THE MODICA STOP on the erratic airport bus from Catania was more rugged than I expected for an ancient UNESCO World Heritage spot. But a few hills down the road we were engulfed by the voluptuous Baroque architecture that defines this beautiful Sicilian comune: “The historical center is over there,” the driver beamed.
Sveva D’Antonio of Laveronica Arte Contemporanea met me at the parking lot with a disarming smile and the equally disarming presence of seventy-four-year-old Emory Douglas, the graphic artist behind the Black Panther newspaper (1967–80). Douglas had wanted to go on a stroll, and picking me up was as good an excuse as any. Celebrating the gallery’s ten-year anniversary, Corrado Gugliotta and D’Antonio had invited the revolutionary designer to share his experience and artwork with the community in a laudatory, aptly titled show, “Freedom Is a Constant Struggle.”
Struggle was the furthest thing from our mind, though, as we were treated with a visit to Cooperativa Sociale Quetzal La Bottega Solidale, a fair-trade chocolate laboratory, where Monia Berti and her perky eleven-year-old son Giacomo educated us on the bittersweet economy of cocoa—from its history of exploitation to its spiritual Aztec history. Dinner followed al fresco with antipasti, arancini, and ricotta.
The next day collector Francesco Taurisano picked us up in front of San Pietro church to take Gugliotta’s car to Scicli (another late Baroque gem). The scenic trip was accompanied by a sound track of the E Zezi Workers Group, a mid-1970s band created by Alfasud car factory workers. Insurrection was the theme of the day. At the Convento del Rosario Scicli, Laveronica had organized an emulation of the Black Panthers’ free breakfast program in collaboration with Maria SS. del Rosario Day Centre for Juveniles, which cares for kids from disadvantaged families.
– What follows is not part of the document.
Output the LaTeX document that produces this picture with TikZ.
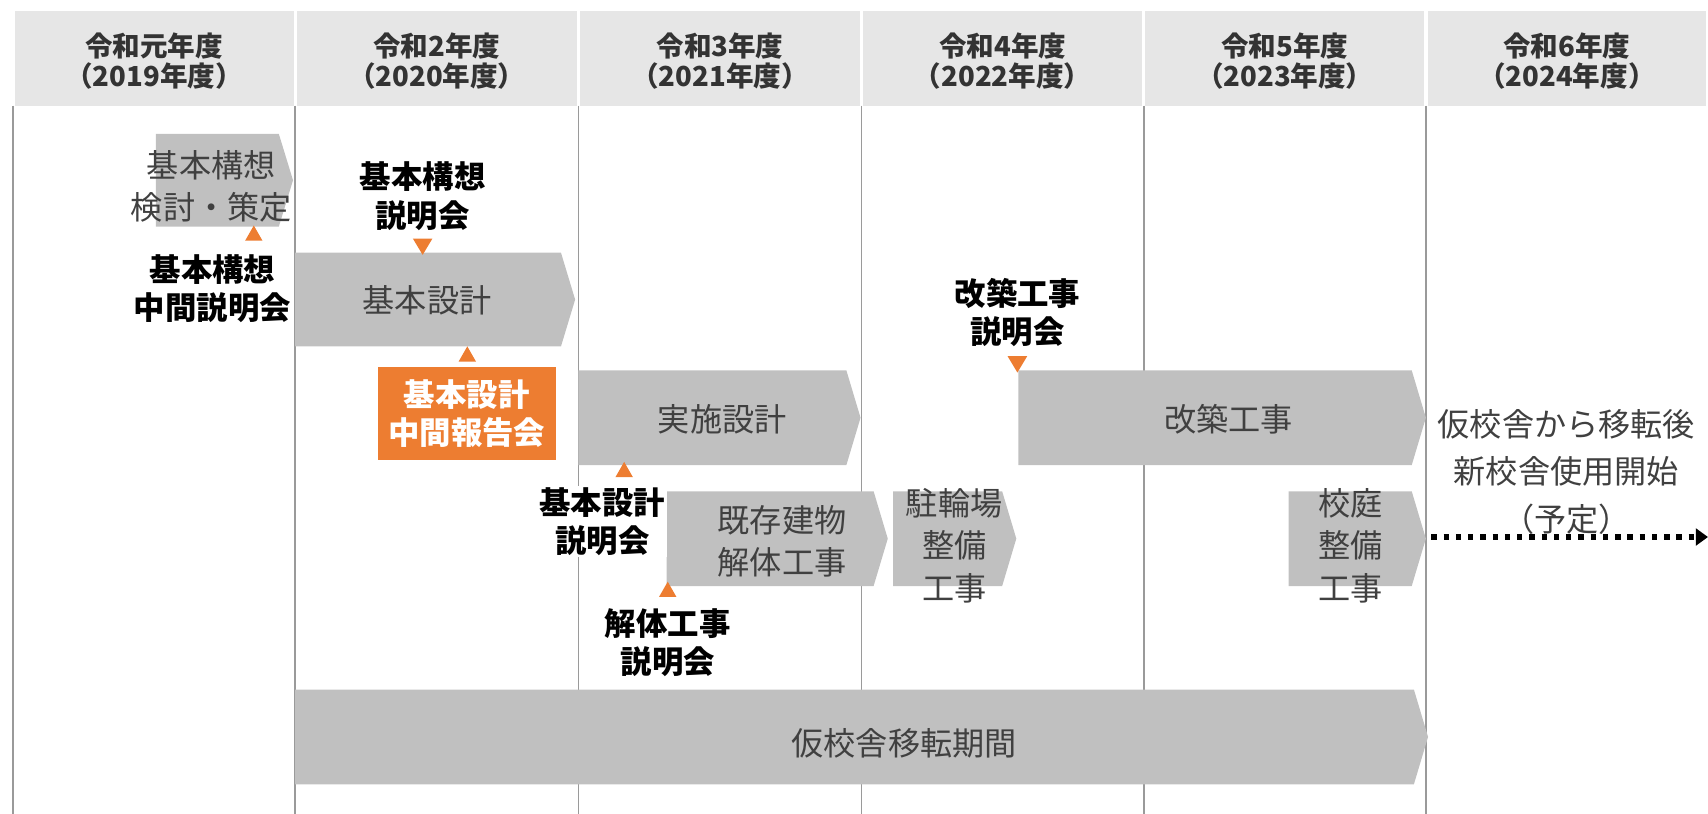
\documentclass[tikz,border=0pt]{standalone}
\usepackage{fontspec}
\setmainfont{Noto Sans CJK JP}
\usetikzlibrary{arrows.meta}

\definecolor{headgray}{HTML}{E6E6E6}
\definecolor{bargray}{HTML}{C0C0C0}
\definecolor{linegray}{HTML}{9A9A9A}
\definecolor{bartext}{HTML}{404040}
\definecolor{meetorange}{HTML}{ED7D31}

\tikzset{
  barbox/.style={fill=bargray},
  bartxt/.style={text=bartext, font=\fontsize{21}{27}\selectfont, align=center, inner sep=0pt},
  meeting/.style={font=\bfseries\fontsize{20.5}{25}\selectfont, align=center, fill=white, inner sep=1pt},
  headtxt/.style={text=black!80, font=\bfseries\fontsize{18}{20}\selectfont, align=center},
}

% chevron bar: left x, top y, tip x, bottom y
\newcommand{\chevbar}[4]{%
  \fill[barbox] (#1,#2) -- (#3-13,#2) -- (#3,{(#2+#4)/2}) -- (#3-13,#4) -- (#1,#4) -- cycle;}
% orange marks
\newcommand{\upmark}[2]{\fill[meetorange] (#1-8,#2+7) -- (#1+8,#2+7) -- (#1,#2-7) -- cycle;}
\newcommand{\downmark}[2]{\fill[meetorange] (#1-9,#2-7) -- (#1+9,#2-7) -- (#1,#2+8) -- cycle;}

\begin{document}
\begin{tikzpicture}[x=0.025cm, y=-0.025cm]
\useasboundingbox (0,0) rectangle (1568,747);

% Header cells and column lines
\foreach \xl/\xr/\era/\yr [count=\i] in {12/271/元/2019, 271/531/2/2020, 531/791/3/2021, 791/1050/4/2022, 1050/1309/5/2023, 1309/1568/6/2024} {
    \fill[headgray] (\xl+1.5,10) rectangle (\xr-1.5,97);
    \node[headtxt] (year\i) at ({(\xl+\xr)/2},56) {令和\era 年度\\（\yr 年度）};
    \draw[linegray, line width=1pt] (\xl,97) -- (\xl,747);
}

% Bars
\chevbar{143}{123}{269}{208}
\chevbar{271}{232}{528}{318}
\chevbar{531}{340}{790}{427}
\chevbar{612}{451}{815}{538}
\chevbar{820}{451}{933}{538}
\chevbar{935}{340}{1309}{427}
\chevbar{1183}{451}{1309}{538}
\chevbar{271}{633}{1311}{720}

\node[bartxt] (kousou) at (194,171) {基本構想\\検討・策定};
\node[bartxt] (kihon) at (392,276) {基本設計};
\node[bartxt] (jisshi) at (663,385) {実施設計};
\node[bartxt] (kaitai) at (718,497) {既存建物\\解体工事};
\node[bartxt, font=\fontsize{21}{28}\selectfont] (chuurin) at (876,501) {駐輪場\\整備\\工事};
\node[bartxt] (kaichiku) at (1128,385) {改築工事};
\node[bartxt, font=\fontsize{21}{28}\selectfont] (koutei) at (1240,501) {校庭\\整備\\工事};
\node[bartxt] (karikousha) at (830,682) {仮校舎移転期間};

% Meetings
\upmark{233}{214}
\downmark{388}{226}
\upmark{429}{325}
\upmark{573}{431}
\upmark{613}{541}
\downmark{934}{334}

\node[meeting] (m1) at (195,265) {基本構想\\中間説明会};
\node[meeting] (m2) at (388,180) {基本構想\\説明会};
\node[meeting, fill=meetorange, text=white, minimum width=4.075cm, minimum height=2.125cm] (m3) at (428.5,379.5) {基本設計\\中間報告会};
\node[meeting] (m4) at (553,479) {基本設計\\説明会};
\node[meeting] (m5) at (613,590) {解体工事\\説明会};
\node[meeting] (m6) at (934,287) {改築工事\\説明会};

% New building
\node[bartxt, font=\fontsize{21}{31}\selectfont] (newuse) at (1438,433) {仮校舎から移転後\\新校舎使用開始\\（予定）};
\coordinate (dstart) at (1314,493);
\coordinate (dend) at (1568,493);
\draw[line width=3.5pt, dash pattern=on 3.5pt off 4.5pt, -{Triangle[length=8pt,width=11pt]}] (dstart) -- (dend);

\end{tikzpicture}
\end{document}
“I was the old man then, twenty-one going on twenty-two,” Douglas said, laughing while pointing at his slide presentation, underscoring the early Panthers’ extreme youth. Sixty-five Sicilian kids patiently surveyed photos of the African American revolutionary group––founded in 1966 by Huey Newton and Bobby Seale––feeding children (and at times distributing as many as ten thousand bags of groceries), handing out shoes, and sending ambulances to communities where officials wouldn’t venture. After a roaring “Thank you!” the mob rushed the tables for a sugar-coma-inducing breakfast. Assisting the sisters were collectors Ignazio Manenti and Francesca La Terra, intern Sarah Lewiecki, and artist Guglielmo Manenti, who created a satirical illustration of the Black Panther Party logo for kids to color, and a logo with Laveronica’s name. Running back and forth, children stopped to hug Douglas, their affection palpable.
That evening we headed to the city of Ragusa, known for its Baroque and fascist architecture. “Welcome to our headquarters,” said Pippo Gurrieri of the Ragusa-based Sicilian anarchist group Sicilia Libertaria. (Gurrieri collaborated with the gallery last year on a project by artist Jonas Staal and curator Matteo Lucchetti.) We toured the three-floor building as our guides explained the construction of the Multiple User Objective System ground station (MUOS) in Niscemi, a US military transmission facility. “Every war the US starts, they do it from Sicily,” said Gurrieri, whose group is part of the “No-MUOS” movement that calls attention to the harmful effects of electromagnetic radiation on nearby inhabitants and wildlife. The evening’s meal was gluten-themed: fries, a lot of them, and pizza. Nearby, on a concrete platform, an outdoor karaoke station provided Laveronica’s team and friends a stage to celebrate their anniversary.
Saturday night the gallery officially opened. Our crowd filled the narrow cobblestone streets in front of the exhibition space, and then headed to CoCA, which was hosting an outdoor presentation by Douglas. “It is small, but it has the expression of a dream,” said Rosario Antoci, as I pointed out the romantic setting.
We fetched beers with artists José Angelino and Federico Baronello and settled in for Douglas’s impressive account of the images he had authored over the years, tributes to the causes he and the Panthers fought for. The list was long: the assassination of Bobby Hutton; Tommie Smith and John Carlos’s Black Power salute at the 1968 Olympics medal ceremony; the 1972 silent protest by US Olympic runners Vincent Matthews and Wayne Collett; the high veteran suicide rate; Nixon, Obama, Trump, Guantanamo Bay.
Douglas shared his message matter-of-factly, always clear on right and wrong, but never putting one group above another. “Racism is as strong today as it was then,” he later told me, and while no doubt true, I found his very presence reassuring. The night went late at Singola Organic Restaurant, where we danced, drank fancy white spritz, ate cannoli, and fused two seemingly disparate worlds: Sicilian dolce vita and the fight for human rights as visualized by the former minister of culture of the Black Panther Party.